I'm listening to Sleeping At Last right now. they sound like a cross between Muse and Cold Play. just thought you should all know that before i forget. i'm not a cold play fan, but i love Muse, and sleeping at last is alright for some relaxing music.

what else was i going to mention...

i tried to run as a freshmen representative for student commission, but i went to the wrong meeting, so now i'm not included on the ballot. fear not, there is still a chance of my being elected. when choosing a freshmen representative (there's only one on the ballot), look for the "other" with the blank line next to it and write in my name. if i get enough, i may still get on student commission. "vote for me and all of your wildest dreams will come true."

cooper and molly took me out last night after a hurricane katrina fundraiser meeting. i had a really good time with them. we went to dinner at applebees where molly bought me dinner against my will as a welcoming to student commission. the three of us chatted about how our love lifes (or lack there of) suck. i was reluctant at first to talk about anything about myself, but then i realized that i needed to talk to someone real about all this shit, so i went ahead. it was a good night. after dinner they took me to cold stone. it was my first time there, so they dubbed it "the popping of my cold stone cherry." well, they didn't actually say it like that. it was more like "ooooh we popped your cold stone cherry hehehehe!" i got chocolate-vanilla with cookie dough and oreos. it was hella' good. we sat outside while eating our ice cream and chatted. good times, so good in fact, it inspired me to write a blog. damn, i think i get dumber everytime i write that word, "blog." it's such a stupid word. i wonder what kind of internet geek invents a word like that. one with no social life, that's for sure.

eric and jon came over on saterday. we all played geist together. it was nice to get some of the guys back together. later we went to davids and chilled.

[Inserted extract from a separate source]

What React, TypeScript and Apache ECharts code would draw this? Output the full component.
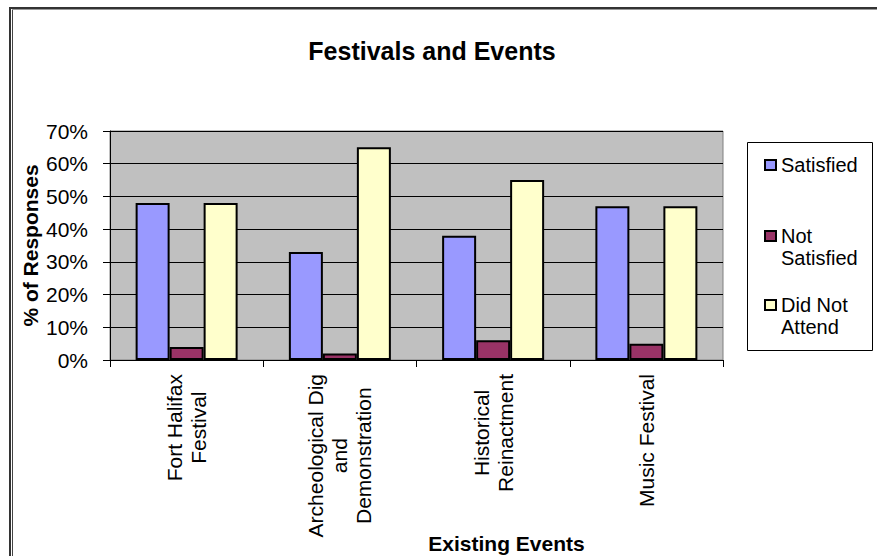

friday i went to the football game with shanay. the lady at the ticket booth gave us trouble. it all got solved, but it made me feel inadequate. i think i owe someone money because i'm a poor bastard.

when we were tired with the game, shanay and i went to bree's cinimon house and chilled with bree and becca. it was a good time. i drew some masterpieces while sampling foods and chatting with the ladies despite bree's dog's efforts to annoy the living hell out of me by barking at random things for no reason at all...well maybe there was a LITTLE reason hehe.